§ **Aim of the task**
Would you print the material exactly, starting at its first line and ending at the line holding "const beefName = 'هوامش"?
┌────────
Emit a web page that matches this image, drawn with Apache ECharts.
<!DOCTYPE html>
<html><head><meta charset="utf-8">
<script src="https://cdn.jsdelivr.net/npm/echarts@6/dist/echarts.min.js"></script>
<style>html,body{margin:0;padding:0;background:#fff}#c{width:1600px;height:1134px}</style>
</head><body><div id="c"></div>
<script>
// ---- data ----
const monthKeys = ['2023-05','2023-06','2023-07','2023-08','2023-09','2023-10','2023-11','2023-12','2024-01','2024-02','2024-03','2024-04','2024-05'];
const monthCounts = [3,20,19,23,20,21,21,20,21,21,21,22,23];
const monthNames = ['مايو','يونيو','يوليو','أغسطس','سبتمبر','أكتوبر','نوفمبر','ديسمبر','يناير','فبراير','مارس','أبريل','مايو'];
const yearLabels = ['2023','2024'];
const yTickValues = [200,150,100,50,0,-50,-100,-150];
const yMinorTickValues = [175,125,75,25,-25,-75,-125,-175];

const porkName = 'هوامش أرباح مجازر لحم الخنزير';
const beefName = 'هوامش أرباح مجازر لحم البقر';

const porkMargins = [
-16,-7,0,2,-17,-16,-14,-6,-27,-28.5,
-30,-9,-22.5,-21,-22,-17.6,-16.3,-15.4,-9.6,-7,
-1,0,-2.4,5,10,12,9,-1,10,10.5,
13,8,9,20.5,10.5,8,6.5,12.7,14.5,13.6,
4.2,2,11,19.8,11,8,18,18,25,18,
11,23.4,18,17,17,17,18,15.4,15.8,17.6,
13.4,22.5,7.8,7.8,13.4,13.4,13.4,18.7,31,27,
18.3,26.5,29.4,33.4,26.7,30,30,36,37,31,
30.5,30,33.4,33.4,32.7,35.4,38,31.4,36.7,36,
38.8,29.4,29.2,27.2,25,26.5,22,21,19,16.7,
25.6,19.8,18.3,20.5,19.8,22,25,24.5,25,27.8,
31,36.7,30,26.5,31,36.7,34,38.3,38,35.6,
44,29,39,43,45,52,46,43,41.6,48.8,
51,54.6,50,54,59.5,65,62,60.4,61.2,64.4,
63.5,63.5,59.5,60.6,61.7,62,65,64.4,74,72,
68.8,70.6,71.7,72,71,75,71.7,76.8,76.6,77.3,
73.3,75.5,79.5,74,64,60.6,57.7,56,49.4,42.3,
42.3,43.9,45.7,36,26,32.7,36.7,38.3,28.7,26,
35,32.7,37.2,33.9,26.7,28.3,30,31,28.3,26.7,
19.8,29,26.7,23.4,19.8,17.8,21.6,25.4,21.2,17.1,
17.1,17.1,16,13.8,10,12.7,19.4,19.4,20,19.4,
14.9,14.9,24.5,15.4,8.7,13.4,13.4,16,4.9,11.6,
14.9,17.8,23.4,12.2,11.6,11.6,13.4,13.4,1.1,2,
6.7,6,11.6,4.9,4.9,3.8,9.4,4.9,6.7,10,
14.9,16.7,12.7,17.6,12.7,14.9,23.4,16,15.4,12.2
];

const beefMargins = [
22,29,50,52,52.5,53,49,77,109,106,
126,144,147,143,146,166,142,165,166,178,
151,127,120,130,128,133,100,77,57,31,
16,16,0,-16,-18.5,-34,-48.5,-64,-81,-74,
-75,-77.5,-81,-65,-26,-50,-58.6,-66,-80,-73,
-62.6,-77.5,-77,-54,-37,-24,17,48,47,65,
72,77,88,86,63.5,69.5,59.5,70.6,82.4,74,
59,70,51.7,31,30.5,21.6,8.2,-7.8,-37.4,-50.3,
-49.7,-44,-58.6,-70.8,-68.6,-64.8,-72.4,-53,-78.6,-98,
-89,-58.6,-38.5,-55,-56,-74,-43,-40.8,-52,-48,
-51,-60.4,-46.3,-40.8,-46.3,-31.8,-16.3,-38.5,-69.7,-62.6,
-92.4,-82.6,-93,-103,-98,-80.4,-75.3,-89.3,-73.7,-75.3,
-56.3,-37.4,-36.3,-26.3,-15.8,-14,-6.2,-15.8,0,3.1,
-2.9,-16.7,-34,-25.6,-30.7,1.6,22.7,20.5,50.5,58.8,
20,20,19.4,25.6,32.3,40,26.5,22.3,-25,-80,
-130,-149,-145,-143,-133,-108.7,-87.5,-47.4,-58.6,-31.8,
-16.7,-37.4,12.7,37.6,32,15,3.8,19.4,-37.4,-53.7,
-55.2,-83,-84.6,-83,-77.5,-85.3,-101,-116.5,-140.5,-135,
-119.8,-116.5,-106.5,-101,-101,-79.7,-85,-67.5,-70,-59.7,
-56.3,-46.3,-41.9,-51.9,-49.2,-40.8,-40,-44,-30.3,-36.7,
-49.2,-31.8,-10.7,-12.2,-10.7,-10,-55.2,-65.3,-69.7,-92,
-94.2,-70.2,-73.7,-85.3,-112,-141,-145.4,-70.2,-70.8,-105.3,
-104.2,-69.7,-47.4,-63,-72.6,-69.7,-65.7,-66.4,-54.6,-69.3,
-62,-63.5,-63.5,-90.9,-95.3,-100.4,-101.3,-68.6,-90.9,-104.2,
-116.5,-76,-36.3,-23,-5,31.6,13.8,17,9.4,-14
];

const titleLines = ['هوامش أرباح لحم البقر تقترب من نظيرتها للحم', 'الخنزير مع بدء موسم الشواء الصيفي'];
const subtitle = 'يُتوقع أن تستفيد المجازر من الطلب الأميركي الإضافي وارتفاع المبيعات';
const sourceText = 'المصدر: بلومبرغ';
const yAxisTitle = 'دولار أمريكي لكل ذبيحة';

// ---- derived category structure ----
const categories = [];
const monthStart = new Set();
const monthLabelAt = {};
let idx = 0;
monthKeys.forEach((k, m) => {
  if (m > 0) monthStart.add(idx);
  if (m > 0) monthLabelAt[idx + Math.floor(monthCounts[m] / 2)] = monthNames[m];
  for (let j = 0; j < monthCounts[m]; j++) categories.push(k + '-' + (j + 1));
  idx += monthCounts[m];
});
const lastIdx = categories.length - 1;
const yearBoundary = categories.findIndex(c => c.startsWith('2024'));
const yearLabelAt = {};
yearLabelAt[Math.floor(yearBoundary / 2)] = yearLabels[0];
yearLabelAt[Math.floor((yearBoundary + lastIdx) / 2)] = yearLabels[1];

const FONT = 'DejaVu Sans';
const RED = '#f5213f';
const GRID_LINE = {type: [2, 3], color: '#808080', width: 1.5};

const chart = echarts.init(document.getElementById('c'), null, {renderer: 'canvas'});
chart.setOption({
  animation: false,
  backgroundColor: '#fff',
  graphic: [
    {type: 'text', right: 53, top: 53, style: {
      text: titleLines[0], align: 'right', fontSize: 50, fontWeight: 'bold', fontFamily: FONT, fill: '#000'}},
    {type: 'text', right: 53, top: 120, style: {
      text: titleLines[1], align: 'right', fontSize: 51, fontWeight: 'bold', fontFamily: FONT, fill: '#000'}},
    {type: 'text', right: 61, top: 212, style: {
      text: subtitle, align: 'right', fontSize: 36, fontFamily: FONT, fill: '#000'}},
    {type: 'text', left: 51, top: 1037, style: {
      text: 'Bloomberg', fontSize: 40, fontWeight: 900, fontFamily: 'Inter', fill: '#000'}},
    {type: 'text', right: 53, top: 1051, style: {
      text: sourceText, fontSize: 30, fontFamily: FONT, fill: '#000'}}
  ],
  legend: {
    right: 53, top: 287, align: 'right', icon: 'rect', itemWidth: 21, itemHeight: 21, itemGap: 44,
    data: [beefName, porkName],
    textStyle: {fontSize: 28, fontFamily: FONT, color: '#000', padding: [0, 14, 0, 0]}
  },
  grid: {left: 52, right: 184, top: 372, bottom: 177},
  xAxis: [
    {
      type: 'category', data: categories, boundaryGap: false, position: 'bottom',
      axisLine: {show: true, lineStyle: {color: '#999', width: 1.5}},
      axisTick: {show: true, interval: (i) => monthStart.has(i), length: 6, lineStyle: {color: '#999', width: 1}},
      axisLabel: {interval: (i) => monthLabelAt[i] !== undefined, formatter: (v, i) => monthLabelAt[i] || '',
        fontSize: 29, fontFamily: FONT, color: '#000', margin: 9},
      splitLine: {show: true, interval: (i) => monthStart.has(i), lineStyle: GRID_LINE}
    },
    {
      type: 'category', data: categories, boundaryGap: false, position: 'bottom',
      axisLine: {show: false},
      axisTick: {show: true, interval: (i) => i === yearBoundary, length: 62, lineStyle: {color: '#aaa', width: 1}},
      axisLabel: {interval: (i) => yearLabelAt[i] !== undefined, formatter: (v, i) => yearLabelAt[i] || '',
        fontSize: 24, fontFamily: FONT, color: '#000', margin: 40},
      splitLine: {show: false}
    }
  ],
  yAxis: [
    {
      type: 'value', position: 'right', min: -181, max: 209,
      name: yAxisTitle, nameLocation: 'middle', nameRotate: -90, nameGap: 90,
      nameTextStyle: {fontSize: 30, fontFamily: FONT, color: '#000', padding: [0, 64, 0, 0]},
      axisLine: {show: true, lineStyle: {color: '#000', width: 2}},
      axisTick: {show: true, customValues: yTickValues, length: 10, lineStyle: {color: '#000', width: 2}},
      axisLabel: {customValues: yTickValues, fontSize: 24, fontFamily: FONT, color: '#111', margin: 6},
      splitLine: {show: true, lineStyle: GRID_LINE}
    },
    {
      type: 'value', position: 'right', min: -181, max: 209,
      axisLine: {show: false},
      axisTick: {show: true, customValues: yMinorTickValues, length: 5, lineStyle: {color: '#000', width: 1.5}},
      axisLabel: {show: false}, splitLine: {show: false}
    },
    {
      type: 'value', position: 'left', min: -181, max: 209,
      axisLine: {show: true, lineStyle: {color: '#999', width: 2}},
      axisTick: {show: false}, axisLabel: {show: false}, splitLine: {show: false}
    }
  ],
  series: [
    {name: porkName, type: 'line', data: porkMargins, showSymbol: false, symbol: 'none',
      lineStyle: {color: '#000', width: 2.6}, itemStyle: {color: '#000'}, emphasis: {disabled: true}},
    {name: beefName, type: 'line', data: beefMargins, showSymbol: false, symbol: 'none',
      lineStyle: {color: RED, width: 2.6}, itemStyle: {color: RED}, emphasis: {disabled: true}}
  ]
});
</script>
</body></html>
└────────
§ **Solution below**
Emit a web page that matches this image, drawn with Apache ECharts.
<!DOCTYPE html>
<html><head><meta charset="utf-8">
<script src="https://cdn.jsdelivr.net/npm/echarts@6/dist/echarts.min.js"></script>
<style>html,body{margin:0;padding:0;background:#fff}#c{width:1600px;height:1134px}</style>
</head><body><div id="c"></div>
<script>
// ---- data ----
const monthKeys = ['2023-05','2023-06','2023-07','2023-08','2023-09','2023-10','2023-11','2023-12','2024-01','2024-02','2024-03','2024-04','2024-05'];
const monthCounts = [3,20,19,23,20,21,21,20,21,21,21,22,23];
const monthNames = ['مايو','يونيو','يوليو','أغسطس','سبتمبر','أكتوبر','نوفمبر','ديسمبر','يناير','فبراير','مارس','أبريل','مايو'];
const yearLabels = ['2023','2024'];
const yTickValues = [200,150,100,50,0,-50,-100,-150];
const yMinorTickValues = [175,125,75,25,-25,-75,-125,-175];

const porkName = 'هوامش أرباح مجازر لحم الخنزير';
const beefName = 'هوامش أرباح مجازر لحم البقر';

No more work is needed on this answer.